Karishma Vaswani, the Asia business correspondent for our partner broadcaster the BBC, has been talking to women in a cross-section of Asian countries about what is now a growing global consciousness about the treatment of women at work. She spoke with host David Brancaccio about what she’s discovered about places like garment factories, along with corporate environments. Below is an edited transcript of their conversation.
David Brancaccio: Here in the U.S., among the most vulnerable groups of people, apparently, are people who work in the fast food industry, where many of the workers are not in power. The boss is especially powerful. What are you seeing in places like garment factories? I know you’ve been making some inquiries, for instance, in Cambodia.
Karishma Vaswani: The garment sector is hugely critical for Cambodia’s economy. It’s the third biggest sector in the in the economy. Notwithstanding that, what’s happened as a result of women being the main employees in this sector has been that they have documented incidents of exploitation, of harassment on the factory floor. Sexual harassment is costing the Cambodian economy something like 0.5 percent worth of GDP in 2015, down to things like loss of productivity, people taking time off work, not wanting to go back to the factory where they’re facing these sorts of issues.
Brancaccio: And also you’re seeing this in the more developed, richer economies of Asia, for instance, Japan?
Vaswani: The Japanese case is really quite interesting, because as we know, with the Japanese economy, they’ve been trying to include more women into the workforce as part of Prime Minister Shinzo Abe’s Abenomics program to increase productivity, increase economic growth. The problem with that has been that Japanese culture by and large has kind of seen the women in charge of the home, or in this very subservient role where business is often done over drinks in the evening, and it’s largely a man’s world. They end up plying men with drinks after hours. Now you have a situation where women are entering this very male-dominated world in Japan.
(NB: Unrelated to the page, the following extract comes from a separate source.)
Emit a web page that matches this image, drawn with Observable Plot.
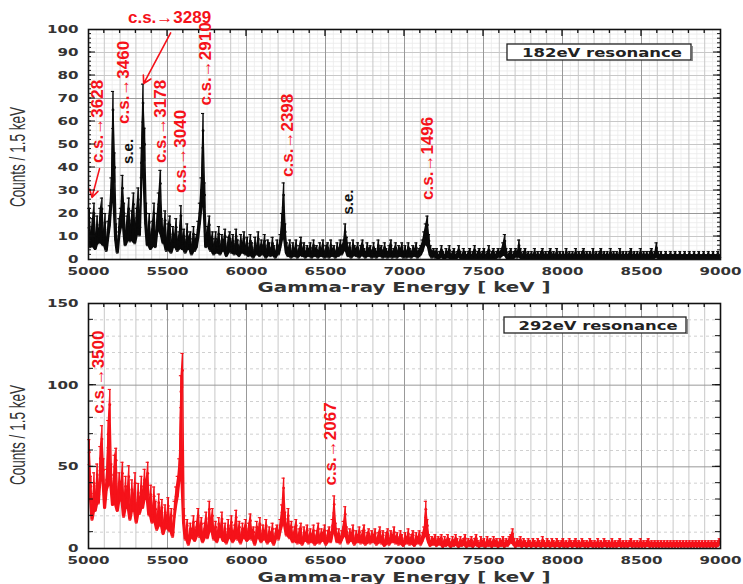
<!DOCTYPE html>
<html><head><meta charset="utf-8">
<script src="https://cdn.jsdelivr.net/npm/d3@7"></script>
<script src="https://cdn.jsdelivr.net/npm/@observablehq/plot@0.6"></script>
<style>
html,body{margin:0;padding:0;background:#fff;}
body{width:743px;height:584px;overflow:hidden;}
#c svg{display:block;}
</style></head><body><div id="c"></div>
<script>
// ---- data ----
const binStart = 5005, binStep = 10;           // bin centres in keV
const xTicks = [5000,5500,6000,6500,7000,7500,8000,8500,9000];
const yTicks182 = [0,10,20,30,40,50,60,70,80,90,100];
const yTicks292 = [0,50,100,150];
// 182 eV resonance (counts / 1.5 keV, one value per 10 keV, rows of 200 keV)
const counts182 = [
 18,8,14,20,7,15,10,18,22,9,16,6,13,19,30,65,40,12,5,14,
 18,31,20,9,15,22,11,17,24,10,18,26,14,42,68,50,20,9,16,7,
 13,20,8,16,24,33,14,10,17,6,12,15,5,11,8,14,6,9,19,7,
 10,5,12,7,9,4,11,6,8,13,20,30,56,28,8,11,15,6,9,4,
 9,5,11,4,8,6,10,3,7,9,5,8,4,10,6,3,8,5,9,4,
 7,3,8,5,2,7,4,9,3,6,4,8,2,6,5,3,7,4,2,6,
 4,8,16,28,12,5,3,6,2,5,3,6,2,4,7,3,5,2,4,3,
 5,2,6,3,4,2,5,3,6,2,4,5,2,6,3,4,2,5,3,6,
 4,6,12,7,3,5,2,6,4,3,5,2,4,6,3,2,5,3,4,2,
 5,3,2,6,3,4,2,5,3,2,4,6,2,3,5,2,4,3,5,2,
 4,2,5,3,2,4,3,5,2,3,4,6,9,12,15,8,4,2,3,2,
 3,1,2,4,2,1,3,2,4,1,2,3,1,2,4,2,1,3,2,1,
 2,3,1,2,4,1,2,3,1,2,3,1,2,4,1,2,3,1,2,3,
 2,3,5,8,3,1,2,3,1,2,3,2,6,3,1,2,3,1,2,1,
 2,1,3,1,2,1,2,3,1,2,1,2,3,1,2,1,3,1,2,1,
 2,1,3,1,2,1,2,1,3,1,2,1,2,3,1,2,1,2,1,3,
 1,2,1,2,3,1,2,1,2,1,3,1,2,1,2,1,3,1,2,1,
 2,1,2,3,1,2,1,2,1,3,1,2,1,2,1,2,3,1,2,5,
 2,1,2,1,1,2,1,1,2,1,1,2,1,1,2,1,1,2,1,1,
 2,1,1,2,1,1,2,1,1,2,1,1,2,1,1,2,1,1,2,1
];
// 292 eV resonance
const counts292 = [
 59,38,22,40,28,45,33,55,67,48,30,42,70,88,45,32,50,54,28,40,
 35,46,24,38,30,44,22,36,28,40,20,34,26,38,30,42,36,46,25,33,
 20,32,24,15,28,18,25,12,22,16,26,14,20,10,24,32,38,48,96,109,
 20,8,14,4,12,9,16,7,13,20,10,15,6,12,18,9,24,14,20,8,
 13,6,15,10,18,7,12,5,14,9,16,6,11,19,8,13,5,12,9,14,
 7,12,17,8,10,4,13,9,15,6,11,8,14,5,10,7,12,4,9,11,
 8,14,22,37,18,11,20,9,13,6,10,14,5,9,12,4,10,7,11,5,
 9,6,11,4,8,12,5,9,7,11,4,8,10,6,14,27,12,6,9,5,
 8,13,21,10,5,9,7,11,4,8,6,10,5,8,11,4,7,9,5,8,
 6,9,4,7,10,5,8,3,7,9,4,8,6,10,5,7,4,8,6,3,
 7,5,9,4,6,8,3,7,5,8,4,7,10,24,14,6,3,5,4,6,
 3,5,4,6,2,5,3,6,4,2,5,3,6,4,2,5,3,4,6,2,
 4,3,5,2,4,6,3,2,5,3,4,2,5,3,4,2,5,3,4,2,
 4,3,5,2,4,3,5,6,9,4,2,4,3,5,2,4,3,2,4,3,
 2,4,3,2,4,3,2,5,3,2,4,3,2,4,3,2,4,3,2,3,
 4,2,3,2,4,3,2,3,4,2,3,2,4,3,2,3,2,4,3,2,
 3,2,4,2,3,2,4,3,2,3,2,4,2,3,2,3,4,2,3,2,
 3,2,3,4,2,3,2,3,2,4,2,3,2,3,4,2,3,2,3,2,
 3,2,3,2,3,2,3,2,3,2,3,2,3,2,3,2,3,2,3,2,
 3,2,3,2,3,2,3,2,3,2,3,2,3,2,3,2,3,2,3,4
];
// annotations (data coordinates: energy keV, counts)
const notes182 = [
 {label:"c.s.→3628", e:5057, y:60, rot:-90},
 {label:"c.s.→3460", e:5222, y:77, rot:-90},
 {label:"c.s.→3289", e:5513, y:105, rot:0},
 {label:"c.s.→3178", e:5456, y:60, rot:-90},
 {label:"c.s.→3040", e:5583, y:47, rot:-90},
 {label:"c.s.→2910", e:5742, y:85, rot:-90},
 {label:"c.s.→2398", e:6262, y:54, rot:-90},
 {label:"c.s.→1496", e:7149, y:44, rot:-90}
];
const se182 = [
 {label:"s.e.", e:5254, y:47},
 {label:"s.e.", e:6642, y:25}
];
const arrows182 = [
 {e1:5070, y1:39.5, e2:5022, y2:27},
 {e1:5520, y1:98.5, e2:5349, y2:76.5}
];
const notes292 = [
 {label:"c.s.→3500", e:5063, y:108, rot:-90},
 {label:"c.s.→2067", e:6534, y:64, rot:-90}
];

const RED = "#f5121a";

function makePanel(o){
  const data = o.counts.map((c,i)=>{const s=Math.sqrt(c);return {e:binStart+binStep*i,c,lo:Math.max(0,c-s),hi:c+s};});
  // envelope of overlapping neighbouring error bars (fills the dense mass)
  data.forEach((d,i)=>{d.env=Math.min(d.lo,(data[i-1]||d).lo,(data[i+1]||d).lo);});
  const minorX = d3.range(5100,9000,100).filter(v=>v%500);
  const majorX = [5500,6000,6500,7000,7500,8000,8500];
  const marks = [];
  if (o.fineY) marks.push(Plot.ruleY(o.fineY,{stroke:"#ebebeb",strokeWidth:0.8}));
  if (o.fineX) marks.push(Plot.ruleX(o.fineX,{stroke:"#ebebeb",strokeWidth:0.8}));
  marks.push(
    Plot.ruleY(o.minorY,{stroke:o.minorYStroke,strokeWidth:1,strokeDasharray:o.minorDash||null}),
    Plot.ruleX(minorX,{stroke:"#c8c8c8",strokeWidth:1}),
    Plot.ruleY(o.majorY,{stroke:"#999",strokeWidth:1}),
    Plot.ruleX(majorX,{stroke:"#999",strokeWidth:1}),
    Plot.areaY(data,{x:"e",y1:"env",y2:"hi",fill:o.color}),
    Plot.ruleX(data,{x:"e",y1:"lo",y2:"hi",stroke:o.color,strokeWidth:1.4}),
    Plot.ruleY(data,{y:"hi",x1:d=>d.e-10,x2:d=>d.e+10,stroke:o.color,strokeWidth:1.1}),
    Plot.ruleY(data,{y:"lo",x1:d=>d.e-8,x2:d=>d.e+8,stroke:o.color,strokeWidth:1}),
    Plot.line(data,{x:"e",y:"c",stroke:o.color,strokeWidth:1.4}),
    Plot.dot(data,{x:"e",y:"c",r:1.4,fill:o.color,stroke:null}),
    Plot.frame({stroke:"#111",strokeWidth:1.6}),
    Plot.text(o.notes,{x:"e",y:"y",text:"label",rotate:"rot",fill:RED,fontSize:17,fontWeight:"bold",fontFamily:"Liberation Sans, Arial, sans-serif"})
  );
  if (o.se) marks.push(Plot.text(o.se,{x:"e",y:"y",text:"label",rotate:-90,fill:"#111",fontSize:15,fontWeight:"bold",fontFamily:"Liberation Sans, Arial, sans-serif"}));
  if (o.arrows) marks.push(Plot.arrow(o.arrows,{x1:"e1",y1:"y1",x2:"e2",y2:"y2",stroke:RED,strokeWidth:1.6,headLength:8}));
  const plot = Plot.plot({
    width:743, height:o.height, marginTop:o.marginTop, marginBottom:o.marginBottom, marginLeft:88, marginRight:23,
    style:{fontFamily:"DejaVu Sans, sans-serif",fontSize:"11px",color:"#2b2b2b",background:"white",overflow:"visible"},
    x:{domain:[5000,9000],ticks:xTicks,tickFormat:d=>String(d),tickSize:0,tickPadding:8,label:null},
    y:{domain:[0,o.yMax],ticks:o.yTicks,tickFormat:d=>String(d),tickSize:0,tickPadding:10,label:null},
    marks
  });
  const svg = d3.select(plot);
  const sx = plot.scale("x"), sy = plot.scale("y");
  const X = v=>sx.apply(v), Y = v=>sy.apply(v);
  // widen tick labels (extended face)
  svg.selectAll("g[aria-label*='axis'] text").each(function(){
    const t=d3.select(this), s=t.text();
    if (s) t.attr("textLength",s.length*10.5).attr("lengthAdjust","spacingAndGlyphs").attr("font-weight","bold").attr("fill","#333");
  });
  const g = svg.append("g").attr("stroke","#111");
  const x0=X(5000), x1=X(9000), y0=Y(0), y1=Y(o.yMax);
  o.sideTicks.forEach(([step,len])=>{
    for(let v=step; v<o.yMax; v+=step){
      const y=Y(v);
      g.append("line").attr("x1",x0).attr("x2",x0+len).attr("y1",y).attr("y2",y);
      g.append("line").attr("x1",x1).attr("x2",x1-len).attr("y1",y).attr("y2",y);
    }
  });
  for(let v=5100; v<9000; v+=100){
    const len = v%500? 4:7, x=X(v);
    g.append("line").attr("x1",x).attr("x2",x).attr("y1",y1).attr("y2",y1+len).attr("stroke-width",1.3);
  }
  // axis title
  svg.append("text").attr("x",(x0+x1)/2).attr("y",y0+o.titleDy).attr("text-anchor","middle")
    .attr("font-family","DejaVu Sans, sans-serif").attr("font-size",14).attr("font-weight","bold").attr("fill","#333")
    .attr("textLength",293).attr("lengthAdjust","spacingAndGlyphs").text("Gamma-ray Energy [ keV ]");
  // y title
  svg.append("text").attr("transform",`translate(${o.yTitleX},${o.yTitleY}) rotate(-90)`).attr("text-anchor","middle")
    .attr("font-family","Liberation Sans Narrow, Liberation Sans, sans-serif").attr("font-size",22).attr("fill","#333")
    .attr("textLength",100).attr("lengthAdjust","spacingAndGlyphs").text("Counts / 1.5 keV");
  // legend box
  const L=o.legend;
  svg.append("rect").attr("x",L.x).attr("y",L.y).attr("width",L.w).attr("height",L.h)
    .attr("fill","white").attr("stroke","#222").attr("stroke-width",1.3);
  svg.append("line").attr("x1",L.x+L.w+1).attr("x2",L.x+L.w+1).attr("y1",L.y+2).attr("y2",L.y+L.h+1).attr("stroke","#666").attr("stroke-width",1.5);
  svg.append("text").attr("x",L.x+L.w/2+3).attr("y",L.y+L.h/2+4.5).attr("text-anchor","middle")
    .attr("font-family","DejaVu Sans, sans-serif").attr("font-size",12).attr("font-weight","bold").attr("fill","#222")
    .attr("textLength",L.tw).attr("lengthAdjust","spacingAndGlyphs").text(L.text);
  return plot;
}

const panelTop = makePanel({
  counts:counts182, color:"#0a0a0a", yMax:100, yTicks:yTicks182,
  fineY:d3.range(2,100,2).filter(v=>v%10), fineX:d3.range(5050,9000,100),
  minorY:[10,30,40,50,60,80,90], minorYStroke:"#c8c8c8", majorY:[20,70],
  height:297, marginTop:29, marginBottom:38,
  notes:notes182, se:se182, arrows:arrows182,
  sideTicks:[[2,3],[10,7]], titleDy:33, yTitleX:25, yTitleY:157,
  legend:{x:507,y:44,w:184,h:16,text:"182eV resonance",tw:160}
});
const panelBottom = makePanel({
  counts:counts292, color:RED, yMax:150, yTicks:yTicks292,
  minorY:d3.range(10,150,10).filter(v=>v%50), minorYStroke:"#d0d0d0", minorDash:"3,3", majorY:[50,100],
  height:287, marginTop:6, marginBottom:36,
  notes:notes292, se:null, arrows:null,
  sideTicks:[[10,5],[50,8]], titleDy:34, yTitleX:25, yTitleY:138,
  legend:{x:504,y:20,w:182,h:16,text:"292eV resonance",tw:159}
});
document.getElementById("c").append(panelTop, panelBottom);
</script></body></html>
It’s very uncomfortable for senior women within the Japanese corporate environment.
Brancaccio: So widespread problems, you and non-governmental organizations and others are documenting, but is there any sense that a period of reckoning is coming to some of these countries on this issue of workplace culture?
Vaswani: I do think there is something that is happening, mainly in the professional environment, in the office space environment. But still for the women out in the paddy fields or in the garment factories or out in the marketplaces, it’s still very much the same thing — that they are in positions of weakness. They are often the main breadwinner for their families and they cannot let go of these jobs even if they wanted to quit.